The abrupt end of this prologue feels unfinished or unresolved. That is perhaps the best attitude to approach Mirror with as the film continually slips from present to past and memories merge with perceptions.


It is a complicated and complex film, but not a messy one. The film requires a kind of attention that we both lose and discover on the screen. 

You can watch the prologue to Mirror here.
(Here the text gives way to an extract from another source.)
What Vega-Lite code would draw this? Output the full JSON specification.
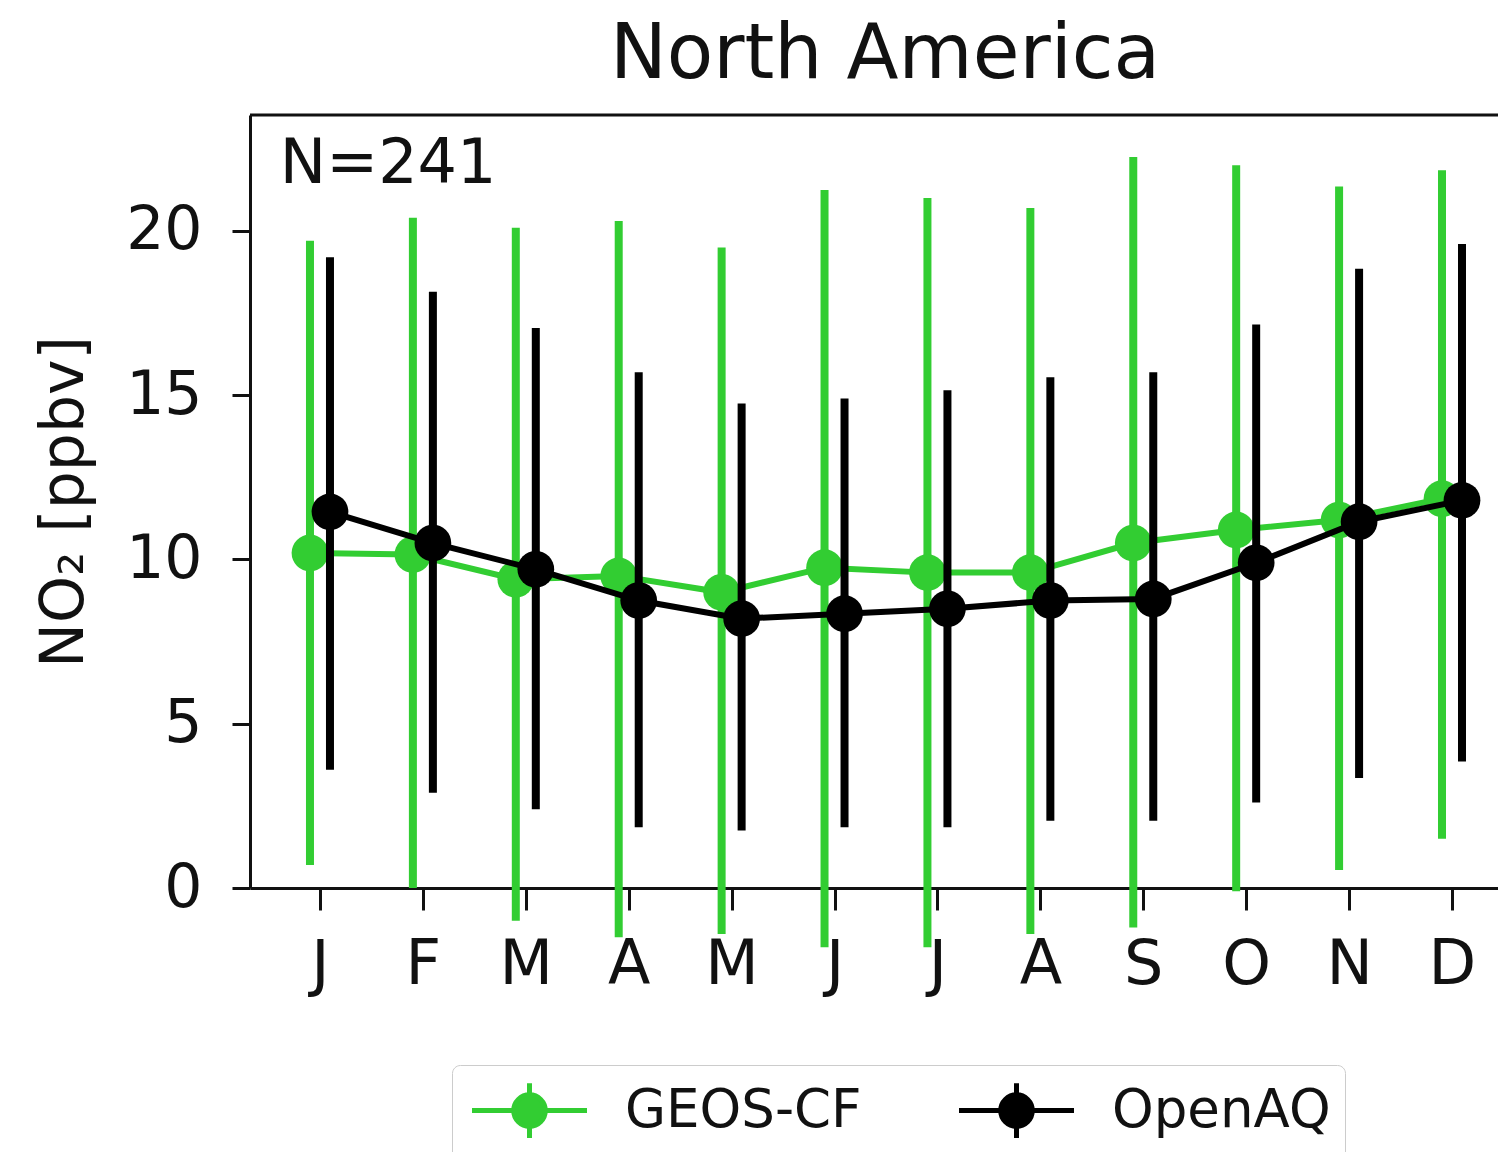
{
  "$schema": "https://vega.github.io/schema/vega-lite/v6.json",
  "width": 1248,
  "height": 773,
  "autosize": {"type": "none"},
  "padding": {"left": 250, "top": 115, "right": 0, "bottom": 264},
  "background": "white",
  "config": {
    "view": {"stroke": null},
    "font": "DejaVu Sans",
    "axis": {"domainColor": "#111", "domainWidth": 3, "tickColor": "#111", "tickWidth": 3, "labelColor": "#111", "titleColor": "#111", "grid": false, "labelFont": "DejaVu Sans", "titleFont": "DejaVu Sans"},
    "axisX": {"labelFontSize": 62, "tickSize": 22, "labelPadding": 24, "labelFlush": false, "labelOverlap": false},
    "axisY": {"labelFontSize": 60, "tickSize": 18, "labelPadding": 30, "titleFontSize": 60, "titleFontWeight": "normal", "titlePadding": 30},
    "legend": {
      "orient": "none", "legendX": 202, "legendY": 950, "direction": "horizontal", "columns": 2,
      "title": null, "labelFontSize": 53, "labelColor": "#111", "labelFont": "DejaVu Sans", "labelLimit": 600,
      "symbolType": "M-2,0H2M0,-0.95V0.95M-0.55,0A0.55,0.55 0 1,1 0.55,0A0.55,0.55 0 1,1 -0.55,0Z",
      "symbolSize": 3306, "symbolStrokeWidth": 5, "symbolOffset": 32, "labelOffset": 64,
      "columnPadding": 87, "padding": 14, "strokeColor": "#cccccc", "cornerRadius": 8, "fillColor": "white"
    }
  },
  "title": {"text": "North America", "fontSize": 76, "font": "DejaVu Sans", "fontWeight": "normal", "color": "#111", "anchor": "middle", "offset": 20, "dx": 11},
  "data": {
    "values": [
      {"month": 1, "series": "GEOS-CF", "mean": 10.2, "lo": 0.7, "hi": 19.7},
      {"month": 2, "series": "GEOS-CF", "mean": 10.15, "lo": 0.0, "hi": 20.4},
      {"month": 3, "series": "GEOS-CF", "mean": 9.4, "lo": -1.0, "hi": 20.1},
      {"month": 4, "series": "GEOS-CF", "mean": 9.5, "lo": -1.5, "hi": 20.3},
      {"month": 5, "series": "GEOS-CF", "mean": 9.0, "lo": -1.4, "hi": 19.5},
      {"month": 6, "series": "GEOS-CF", "mean": 9.75, "lo": -1.8, "hi": 21.25},
      {"month": 7, "series": "GEOS-CF", "mean": 9.6, "lo": -1.8, "hi": 21.0},
      {"month": 8, "series": "GEOS-CF", "mean": 9.6, "lo": -1.4, "hi": 20.7},
      {"month": 9, "series": "GEOS-CF", "mean": 10.5, "lo": -1.2, "hi": 22.25},
      {"month": 10, "series": "GEOS-CF", "mean": 10.9, "lo": -0.1, "hi": 22.0},
      {"month": 11, "series": "GEOS-CF", "mean": 11.2, "lo": 0.55, "hi": 21.35},
      {"month": 12, "series": "GEOS-CF", "mean": 11.85, "lo": 1.5, "hi": 21.85},
      {"month": 1, "series": "OpenAQ", "mean": 11.45, "lo": 3.6, "hi": 19.2},
      {"month": 2, "series": "OpenAQ", "mean": 10.5, "lo": 2.9, "hi": 18.15},
      {"month": 3, "series": "OpenAQ", "mean": 9.7, "lo": 2.4, "hi": 17.05},
      {"month": 4, "series": "OpenAQ", "mean": 8.75, "lo": 1.85, "hi": 15.7},
      {"month": 5, "series": "OpenAQ", "mean": 8.2, "lo": 1.75, "hi": 14.75},
      {"month": 6, "series": "OpenAQ", "mean": 8.35, "lo": 1.85, "hi": 14.9},
      {"month": 7, "series": "OpenAQ", "mean": 8.5, "lo": 1.85, "hi": 15.15},
      {"month": 8, "series": "OpenAQ", "mean": 8.75, "lo": 2.05, "hi": 15.55},
      {"month": 9, "series": "OpenAQ", "mean": 8.8, "lo": 2.05, "hi": 15.7},
      {"month": 10, "series": "OpenAQ", "mean": 9.9, "lo": 2.6, "hi": 17.15},
      {"month": 11, "series": "OpenAQ", "mean": 11.15, "lo": 3.35, "hi": 18.85},
      {"month": 12, "series": "OpenAQ", "mean": 11.8, "lo": 3.85, "hi": 19.6}
    ]
  },
  "layer": [
    {
      "data": {"values": [{"label": "frame"}]},
      "mark": {"type": "rule", "color": "#111", "strokeWidth": 3},
      "encoding": {
        "y": {"datum": 23.53, "type": "quantitative", "scale": {"domain": [0, 23.53], "nice": false, "zero": false}, "title": "NO₂ [ppbv]", "axis": {"values": [0, 5, 10, 15, 20]}}
      }
    },
    {
      "transform": [{"filter": "datum.series === 'GEOS-CF'"}],
      "mark": {"type": "rule", "strokeWidth": 8, "xOffset": -10},
      "encoding": {
        "x": {"field": "month", "type": "quantitative", "scale": {"domain": [0.32, 12.447], "nice": false, "zero": false}, "title": null, "axis": {"values": [1,2,3,4,5,6,7,8,9,10,11,12], "labelExpr": "['J','F','M','A','M','J','J','A','S','O','N','D'][datum.value-1]"}},
        "y": {"field": "lo", "type": "quantitative", "scale": {"domain": [0, 23.53], "nice": false, "zero": false}, "title": "NO₂ [ppbv]"},
        "y2": {"field": "hi"},
        "color": {"field": "series", "type": "nominal", "scale": {"domain": ["GEOS-CF", "OpenAQ"], "range": ["#32CD32", "#000000"]}}
      }
    },
    {
      "transform": [{"filter": "datum.series === 'GEOS-CF'"}],
      "mark": {"type": "line", "strokeWidth": 6, "xOffset": -10},
      "encoding": {
        "x": {"field": "month", "type": "quantitative", "scale": {"domain": [0.32, 12.447], "nice": false, "zero": false}, "title": null},
        "y": {"field": "mean", "type": "quantitative", "scale": {"domain": [0, 23.53], "nice": false, "zero": false}, "title": "NO₂ [ppbv]"},
        "color": {"field": "series", "type": "nominal", "scale": {"domain": ["GEOS-CF", "OpenAQ"], "range": ["#32CD32", "#000000"]}}
      }
    },
    {
      "transform": [{"filter": "datum.series === 'GEOS-CF'"}],
      "mark": {"type": "point", "filled": true, "opacity": 1, "size": 1350, "shape": "circle", "xOffset": -10},
      "encoding": {
        "x": {"field": "month", "type": "quantitative", "scale": {"domain": [0.32, 12.447], "nice": false, "zero": false}, "title": null},
        "y": {"field": "mean", "type": "quantitative", "scale": {"domain": [0, 23.53], "nice": false, "zero": false}, "title": "NO₂ [ppbv]"},
        "color": {"field": "series", "type": "nominal", "scale": {"domain": ["GEOS-CF", "OpenAQ"], "range": ["#32CD32", "#000000"]}}
      }
    },
    {
      "transform": [{"filter": "datum.series === 'OpenAQ'"}],
      "mark": {"type": "rule", "strokeWidth": 8, "xOffset": 10},
      "encoding": {
        "x": {"field": "month", "type": "quantitative", "scale": {"domain": [0.32, 12.447], "nice": false, "zero": false}, "title": null},
        "y": {"field": "lo", "type": "quantitative", "scale": {"domain": [0, 23.53], "nice": false, "zero": false}, "title": "NO₂ [ppbv]"},
        "y2": {"field": "hi"},
        "color": {"field": "series", "type": "nominal", "scale": {"domain": ["GEOS-CF", "OpenAQ"], "range": ["#32CD32", "#000000"]}}
      }
    },
    {
      "transform": [{"filter": "datum.series === 'OpenAQ'"}],
      "mark": {"type": "line", "strokeWidth": 6, "xOffset": 10},
      "encoding": {
        "x": {"field": "month", "type": "quantitative", "scale": {"domain": [0.32, 12.447], "nice": false, "zero": false}, "title": null},
        "y": {"field": "mean", "type": "quantitative", "scale": {"domain": [0, 23.53], "nice": false, "zero": false}, "title": "NO₂ [ppbv]"},
        "color": {"field": "series", "type": "nominal", "scale": {"domain": ["GEOS-CF", "OpenAQ"], "range": ["#32CD32", "#000000"]}}
      }
    },
    {
      "transform": [{"filter": "datum.series === 'OpenAQ'"}],
      "mark": {"type": "point", "filled": true, "opacity": 1, "size": 1350, "shape": "circle", "xOffset": 10},
      "encoding": {
        "x": {"field": "month", "type": "quantitative", "scale": {"domain": [0.32, 12.447], "nice": false, "zero": false}, "title": null},
        "y": {"field": "mean", "type": "quantitative", "scale": {"domain": [0, 23.53], "nice": false, "zero": false}, "title": "NO₂ [ppbv]"},
        "color": {"field": "series", "type": "nominal", "scale": {"domain": ["GEOS-CF", "OpenAQ"], "range": ["#32CD32", "#000000"]}}
      }
    },
    {
      "data": {"values": [{"label": "N=241"}]},
      "mark": {"type": "text", "fontSize": 62, "align": "left", "baseline": "alphabetic", "color": "#111", "font": "DejaVu Sans"},
      "encoding": {
        "x": {"datum": 0.61, "type": "quantitative", "scale": {"domain": [0.32, 12.447], "nice": false, "zero": false}, "title": null},
        "y": {"datum": 21.46, "type": "quantitative", "scale": {"domain": [0, 23.53], "nice": false, "zero": false}, "title": "NO₂ [ppbv]"},
        "text": {"field": "label"}
      }
    }
  ]
}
It is here, perhaps more so than in any other film by Tarkovsky, that a Proustian search for lost time is most manifest. Deleuze would describe the cinematic experience of time as one in which the crystal image allows for a break in time that maintains both a presence and past: 

“What constitutes the crystal-image is the most fundamental operation of time: since the past is constituted not after the present but at the same time, time has to split itself in two at each moment as present and past, which differ from each other in nature . . . Time has to split at the same time as it sets itself out or unrolls itself: it splits in two dissymmetrical jets, one of which makes all the present pass on, while the other preserves all the past. Time consists of this split, and it is this, it is time, that we see in the crystal. The crystal-image was not time, but we see time in the crystal.” (Deleuze, Cinema 2 81)


The past and the present, through which the past is diffracted, express the multifaceted nature of memory that Mirror explores. 

We are presented with a paralyzing problem from the start as the film cannot be divided into fragments and then re-collected to prove a point. The point, if there is any, is that the movement and flow of the film allow for it to be seen as it is.